Union Civil Aviation Minister Ram Mohan Naidu announced the cut on X, stating that the reduction will help stabilize the airline's operations and reduce cancellations. The Minister met with IndiGo CEO Pieter Elbers to discuss the issue.
Naidu noted that the airline has been instructed to comply with all Ministry directives, including fare capping and passenger convenience measures. The CEO confirmed that 100 percent of refunds for affected flights have been completed.
The recent chaos at India's major airports was caused by IndiGo's internal mismanagement of crew rosters, flight schedules, and inadequate communication.

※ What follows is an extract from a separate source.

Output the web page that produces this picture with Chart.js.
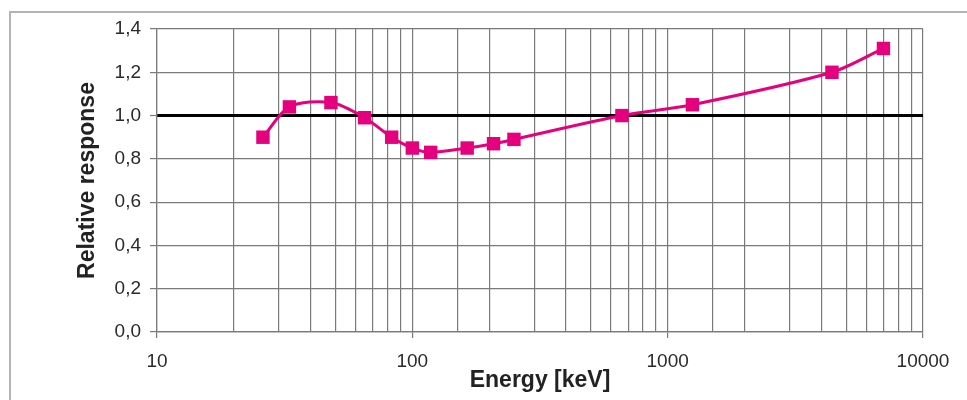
<!DOCTYPE html>
<html>
<head>
<meta charset="utf-8">
<script src="https://cdn.jsdelivr.net/npm/chart.js@4.4.1/dist/chart.umd.min.js"></script>
<style>
  html, body { margin: 0; padding: 0; background: #fff; }
  #wrap { position: relative; width: 967px; height: 400px; }
  #frame { position: absolute; left: 9px; top: 11px; right: 0; bottom: -5px;
           border-left: 2px solid #b4b4b4; border-top: 2px solid #b4b4b4; pointer-events: none; }
  canvas { display: block; }
</style>
</head>
<body>
<div id="wrap">
  <canvas id="c" width="967" height="400"></canvas>
  <div id="frame"></div>
</div>
<script>
const energies = [26, 33, 48, 65, 83, 100, 118, 164, 208, 250, 662, 1250, 4400, 7000];
const response = [0.90, 1.04, 1.06, 0.99, 0.90, 0.85, 0.83, 0.85, 0.87, 0.89, 1.00, 1.05, 1.20, 1.31];
const xMajorTicks = [10, 100, 1000, 10000];
const yTickLabels = ['0,0', '0,2', '0,4', '0,6', '0,8', '1,0', '1,2', '1,4'];
const referenceLevel = 1.0;

const points = energies.map((e, i) => ({ x: e, y: response[i] }));
const pink = '#e5007d';
const gridGray = '#7a7a7a';
const fontFam = 'Liberation Sans, Arial, sans-serif';

new Chart(document.getElementById('c'), {
  type: 'line',
  data: {
    datasets: [{
      data: points,
      borderColor: pink,
      backgroundColor: pink,
      borderWidth: 3,
      pointStyle: 'rect',
      pointRadius: 9.5,
      pointHoverRadius: 9.5,
      pointBorderWidth: 0,
      tension: 0.3,
      fill: false
    }]
  },
  options: {
    responsive: false,
    animation: false,
    layout: { padding: { left: 68, top: 29, right: 44, bottom: 6 } },
    plugins: { legend: { display: false }, tooltip: { enabled: false } },
    scales: {
      x: {
        type: 'logarithmic',
        min: 10,
        max: 10000,
        afterFit: s => { s.height = 62; },
        border: { color: gridGray, width: 1.2 },
        grid: {
          color: gridGray,
          lineWidth: 1.2,
          tickLength: 6,
          tickColor: ctx => xMajorTicks.includes(ctx.tick && ctx.tick.value) ? gridGray : 'rgba(0,0,0,0)'
        },
        ticks: {
          autoSkip: false,
          maxRotation: 0,
          padding: 12,
          color: '#2a2a2a',
          font: { family: fontFam, size: 19 },
          callback: v => xMajorTicks.includes(v) ? String(v) : ''
        },
        title: {
          display: true,
          text: 'Energy [keV]',
          color: '#222',
          padding: { top: 0, bottom: 0 },
          font: { family: fontFam, size: 23, weight: 'bold' }
        }
      },
      y: {
        min: 0,
        max: 1.4,
        afterFit: s => { s.width = 89; },
        border: { color: gridGray, width: 1.2 },
        grid: {
          color: ctx => (ctx.tick && Math.abs(ctx.tick.value - referenceLevel) < 1e-9) ? '#000' : gridGray,
          lineWidth: ctx => (ctx.tick && Math.abs(ctx.tick.value - referenceLevel) < 1e-9) ? 3 : 1.2,
          tickColor: gridGray,
          tickWidth: 1.2,
          tickLength: 7
        },
        ticks: {
          stepSize: 0.2,
          padding: 9,
          color: '#2a2a2a',
          font: { family: fontFam, size: 19 },
          callback: (v, i) => yTickLabels[i]
        },
        title: {
          display: true,
          text: 'Relative response',
          color: '#222',
          padding: { top: 6, bottom: 0 },
          font: { family: fontFam, size: 23, weight: 'bold' }
        }
      }
    }
  }
});
</script>
</body>
</html>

A sharp shortage of crew, particularly pilots, due to the introduction of revised Flight Duty Time Limitation (FDTL) norms, also contributed to the issue.
Despite the challenges, several analysts remain optimistic about IndiGo's long-term growth prospects. HSBC, Morgan Stanley, UBS, and Jefferies have all maintained their 'Buy' calls on the stock, although with reduced target prices.
JM Financial, on the other hand, has maintained a 'Reduce' call on the stock, citing the potential for higher costs and regulatory actions.
As the situation continues to unfold, investors will be watching closely to see how IndiGo navigates these challenges and whether the airline can return to its growth trajectory.